:: Collected material ::
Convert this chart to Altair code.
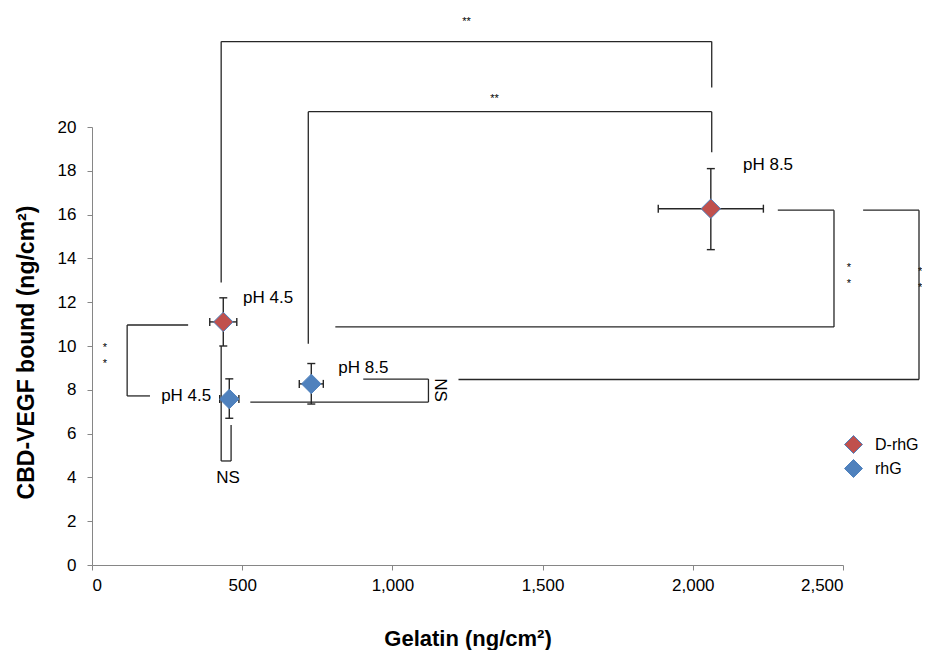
import altair as alt
import pandas as pd

# ---- data ----
series = ["D-rhG", "D-rhG", "rhG", "rhG"]
ph_label = ["pH 4.5", "pH 8.5", "pH 4.5", "pH 8.5"]
gelatin = [437, 2060, 457, 730]
gelatin_err = [45, 175, 32, 40]
vegf = [11.1, 16.27, 7.58, 8.27]
vegf_lo = [10.0, 14.4, 6.7, 7.35]
vegf_hi = [12.2, 18.1, 8.5, 9.2]

# label anchors for the pH labels (data units)
ph_label_x = [503, 2167, 397, 820]
ph_label_y = [12.19, 18.26, 7.72, 9.0]
ph_label_align = ["left", "left", "right", "left"]

# significance brackets: segments in data units
seg_x1 = [430, 430, 2063, 720, 720, 2063, 2283, 2470, 2470, 2567, 2753, 2753,
          320, 117, 117, 527, 1120, 1120, 430, 430, 463]
seg_y1 = [12.9, 23.9, 23.9, 10.1, 20.7, 20.7, 16.2, 16.2, 10.87, 16.2, 16.2, 8.47,
          10.96, 10.96, 7.72, 7.44, 7.44, 8.49, 10.0, 4.75, 4.75]
seg_x2 = [430, 2063, 2063, 720, 2063, 2063, 2470, 2470, 810, 2753, 2753, 1220,
          117, 117, 193, 1120, 1120, 903, 430, 463, 463]
seg_y2 = [23.9, 23.9, 21.8, 20.7, 20.7, 18.85, 16.2, 10.87, 10.87, 16.2, 8.47, 8.47,
          10.96, 7.72, 7.72, 7.44, 8.49, 8.49, 4.75, 4.75, 6.39]

# significance marks
star_text = ["**", "**", "*", "*", "*", "*", "*", "*"]
star_x = [1247, 1340, 2520, 2520, 43, 43, 2757, 2757]
star_y = [24.8, 21.3, 13.56, 12.83, 9.9, 9.2, 13.4, 12.65]
ns_text = ["NS", "NS"]
ns_x = [453, 1160]
ns_y = [3.97, 7.99]
ns_angle = [0, 90]

FONT = "Liberation Sans"
RED = "#C0504D"
BLUE = "#4F81BD"
LINE = "#262626"

pts = pd.DataFrame({
    "series": series, "ph": ph_label, "x": gelatin,
    "xlo": [g - e for g, e in zip(gelatin, gelatin_err)],
    "xhi": [g + e for g, e in zip(gelatin, gelatin_err)],
    "y": vegf, "ylo": vegf_lo, "yhi": vegf_hi,
})
labels = pd.DataFrame({"t": ph_label, "x": ph_label_x, "y": ph_label_y, "a": ph_label_align})
segs = pd.DataFrame({"x": seg_x1, "y": seg_y1, "x2": seg_x2, "y2": seg_y2})
stars = pd.DataFrame({"t": star_text, "x": star_x, "y": star_y})
ns = pd.DataFrame({"t": ns_text, "x": ns_x, "y": ns_y, "ang": ns_angle})

xs = alt.Scale(domain=[0, 2500], nice=False, zero=False)
ys = alt.Scale(domain=[0, 20], nice=False, zero=False)

XT = "Gelatin (ng/cm²)"
YT = "CBD-VEGF bound (ng/cm²)"
x_axis = alt.Axis(
    title=XT, values=[0, 500, 1000, 1500, 2000, 2500], format=",.0f",
    grid=False, domainColor="#868686", tickColor="#868686", tickSize=5,
    labelFont=FONT, labelFontSize=17, labelColor="#000000", labelPadding=7,
    titleFont=FONT, titleFontSize=22, titleFontWeight="bold", titleColor="#000000",
    titleY=80, titleBaseline="alphabetic")
y_axis = alt.Axis(
    title=YT, values=list(range(0, 21, 2)), format="d",
    grid=False, domainColor="#868686", tickColor="#868686", tickSize=5,
    labelFont=FONT, labelFontSize=17, labelColor="#000000", labelPadding=11,
    titleFont=FONT, titleFontSize=23, titleFontWeight="bold", titleColor="#000000",
    titleX=-59, titleY=225, titleBaseline="alphabetic")

def px(f):
    return alt.X(f + ":Q", scale=xs, axis=x_axis, title=XT)

def py(f):
    return alt.Y(f + ":Q", scale=ys, axis=y_axis, title=YT)

brackets = alt.Chart(segs).mark_rule(color=LINE, strokeWidth=1.3).encode(
    x=px("x"), y=py("y"), x2="x2:Q", y2="y2:Q")

base = alt.Chart(pts)
vbar = base.mark_rule(color=LINE, strokeWidth=1.4).encode(x=px("x"), y=py("ylo"), y2="yhi:Q")
hbar = base.mark_rule(color=LINE, strokeWidth=1.4).encode(x=px("xlo"), x2="xhi:Q", y=py("y"))
capkw = dict(size=64, filled=False, color=LINE, strokeWidth=1.4, opacity=1)
vcap_lo = base.mark_point(shape="M-1,0L1,0", **capkw).encode(x=px("x"), y=py("ylo"))
vcap_hi = base.mark_point(shape="M-1,0L1,0", **capkw).encode(x=px("x"), y=py("yhi"))
hcap_lo = base.mark_point(shape="M0,-1L0,1", **capkw).encode(x=px("xlo"), y=py("y"))
hcap_hi = base.mark_point(shape="M0,-1L0,1", **capkw).encode(x=px("xhi"), y=py("y"))

points = base.mark_point(shape="diamond", filled=True, size=380, stroke=BLUE, strokeWidth=1, opacity=1).encode(
    x=px("x"), y=py("y"),
    color=alt.Color("series:N", scale=alt.Scale(domain=["D-rhG", "rhG"], range=[RED, BLUE]),
                    legend=alt.Legend(title=None, orient="none", legendX=752, legendY=308,
                                      symbolType="diamond", symbolSize=324, symbolStrokeColor=BLUE,
                                      symbolStrokeWidth=1, symbolOpacity=1,
                                      labelFont=FONT, labelFontSize=16, labelColor="#000000",
                                      labelOffset=12, rowPadding=1, padding=0)))

lab_left = alt.Chart(labels).transform_filter("datum.a == 'left'").mark_text(
    font=FONT, fontSize=17, align="left", baseline="middle", color="#000000").encode(
    x=px("x"), y=py("y"), text="t:N")
lab_right = alt.Chart(labels).transform_filter("datum.a == 'right'").mark_text(
    font=FONT, fontSize=17, align="right", baseline="middle", color="#000000").encode(
    x=px("x"), y=py("y"), text="t:N")

star_marks = alt.Chart(stars).mark_text(font=FONT, fontSize=11, align="center", baseline="middle",
                                        color="#000000").encode(
    x=px("x"), y=py("y"), text="t:N")
ns0 = alt.Chart(ns).transform_filter("datum.ang == 0").mark_text(
    font=FONT, fontSize=17, align="center", baseline="middle", color="#000000").encode(
    x=px("x"), y=py("y"), text="t:N")
ns90 = alt.Chart(ns).transform_filter("datum.ang == 90").mark_text(
    font=FONT, fontSize=17, align="center", baseline="middle", angle=90, color="#000000").encode(
    x=px("x"), y=py("y"), text="t:N")

chart = alt.layer(
    brackets, vbar, hbar, vcap_lo, vcap_hi, hcap_lo, hcap_hi, points,
    lab_left, lab_right, star_marks, ns0, ns90
).properties(
    width=751, height=438,
    background="white",
    autosize=alt.AutoSizeParams(type="none"),
    padding={"left": 84, "top": 119, "right": 79, "bottom": 85},
).configure_view(stroke=None)

chart.save("out.html", embed_options={"renderer": "svg", "actions": False})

:: Your goal ::
Please restate the material above line by line, exactly, beginning at its first line and ending with the line that contains "ys = alt.Scale(domain=[0, 20], nice=False, zero=False)", without any pictures.

:: Completed exercise ::
Convert this chart to Altair code.
import altair as alt
import pandas as pd

# ---- data ----
series = ["D-rhG", "D-rhG", "rhG", "rhG"]
ph_label = ["pH 4.5", "pH 8.5", "pH 4.5", "pH 8.5"]
gelatin = [437, 2060, 457, 730]
gelatin_err = [45, 175, 32, 40]
vegf = [11.1, 16.27, 7.58, 8.27]
vegf_lo = [10.0, 14.4, 6.7, 7.35]
vegf_hi = [12.2, 18.1, 8.5, 9.2]

# label anchors for the pH labels (data units)
ph_label_x = [503, 2167, 397, 820]
ph_label_y = [12.19, 18.26, 7.72, 9.0]
ph_label_align = ["left", "left", "right", "left"]

# significance brackets: segments in data units
seg_x1 = [430, 430, 2063, 720, 720, 2063, 2283, 2470, 2470, 2567, 2753, 2753,
          320, 117, 117, 527, 1120, 1120, 430, 430, 463]
seg_y1 = [12.9, 23.9, 23.9, 10.1, 20.7, 20.7, 16.2, 16.2, 10.87, 16.2, 16.2, 8.47,
          10.96, 10.96, 7.72, 7.44, 7.44, 8.49, 10.0, 4.75, 4.75]
seg_x2 = [430, 2063, 2063, 720, 2063, 2063, 2470, 2470, 810, 2753, 2753, 1220,
          117, 117, 193, 1120, 1120, 903, 430, 463, 463]
seg_y2 = [23.9, 23.9, 21.8, 20.7, 20.7, 18.85, 16.2, 10.87, 10.87, 16.2, 8.47, 8.47,
          10.96, 7.72, 7.72, 7.44, 8.49, 8.49, 4.75, 4.75, 6.39]

# significance marks
star_text = ["**", "**", "*", "*", "*", "*", "*", "*"]
star_x = [1247, 1340, 2520, 2520, 43, 43, 2757, 2757]
star_y = [24.8, 21.3, 13.56, 12.83, 9.9, 9.2, 13.4, 12.65]
ns_text = ["NS", "NS"]
ns_x = [453, 1160]
ns_y = [3.97, 7.99]
ns_angle = [0, 90]

FONT = "Liberation Sans"
RED = "#C0504D"
BLUE = "#4F81BD"
LINE = "#262626"

pts = pd.DataFrame({
    "series": series, "ph": ph_label, "x": gelatin,
    "xlo": [g - e for g, e in zip(gelatin, gelatin_err)],
    "xhi": [g + e for g, e in zip(gelatin, gelatin_err)],
    "y": vegf, "ylo": vegf_lo, "yhi": vegf_hi,
})
labels = pd.DataFrame({"t": ph_label, "x": ph_label_x, "y": ph_label_y, "a": ph_label_align})
segs = pd.DataFrame({"x": seg_x1, "y": seg_y1, "x2": seg_x2, "y2": seg_y2})
stars = pd.DataFrame({"t": star_text, "x": star_x, "y": star_y})
ns = pd.DataFrame({"t": ns_text, "x": ns_x, "y": ns_y, "ang": ns_angle})

xs = alt.Scale(domain=[0, 2500], nice=False, zero=False)
ys = alt.Scale(domain=[0, 20], nice=False, zero=False)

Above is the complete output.